A Jewish writer, Jay Michaelson, wrote an essay for The Forward last year expressing his diminishing ”love” for Israel, and his increasing reluctance to mount a defense against her critics.  Michaelson – mirroring in many ways the lament of Mick Davis – complained that defending Israel within his political circles had become an extremely risky endeavor.
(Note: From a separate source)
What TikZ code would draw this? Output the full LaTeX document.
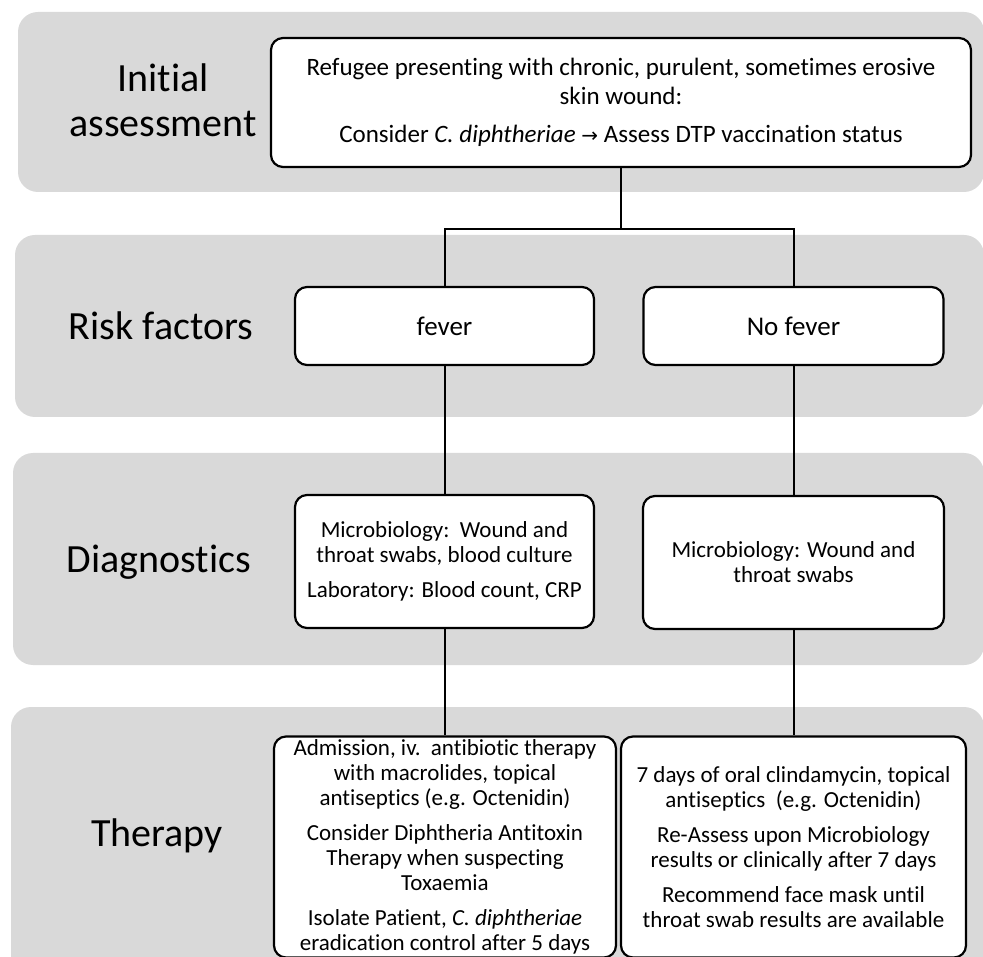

He said:

”In my social circles, supporting Israel is like supporting segregation, apartheid…the war in Iraq, or George Bush …It’s gotten so bad, I don’t mention Israel in certain conversations anymore, and no longer defend it when it’s lumped in with South Africa and China by my friends.”

Yet, he went on to admit that he knows it is:

”…a sign of weakness of will on my part…this is wrong of me, I know.”

He, remarkably, concluded by acknowledging:

“I still support the State of Israel, its right to exist and the rest. Most important, it is still, in part, my home…. But as an outsider, I no longer want to feel entangled by their decisions and implicated in their consequences.  B’seder: It’s your choice to make… but count me out.”

As Jonathan Hoffman said:

“If Israel ’s policies make Davis uncomfortable at the golf club, let him acquire the knowledge and pride to defend a democracy under fire. If he is unwilling, he is not fit to be a communal leader and should resign.”

Mr. Davis, some things in life are worth fighting for – even if it means losing a bit of comfort and security.

Perhaps you need reminding that if, indeed, you lose friends as a result of such a principled stance, well, you may want to consider the possibility that such folks weren’t really your friends to begin with.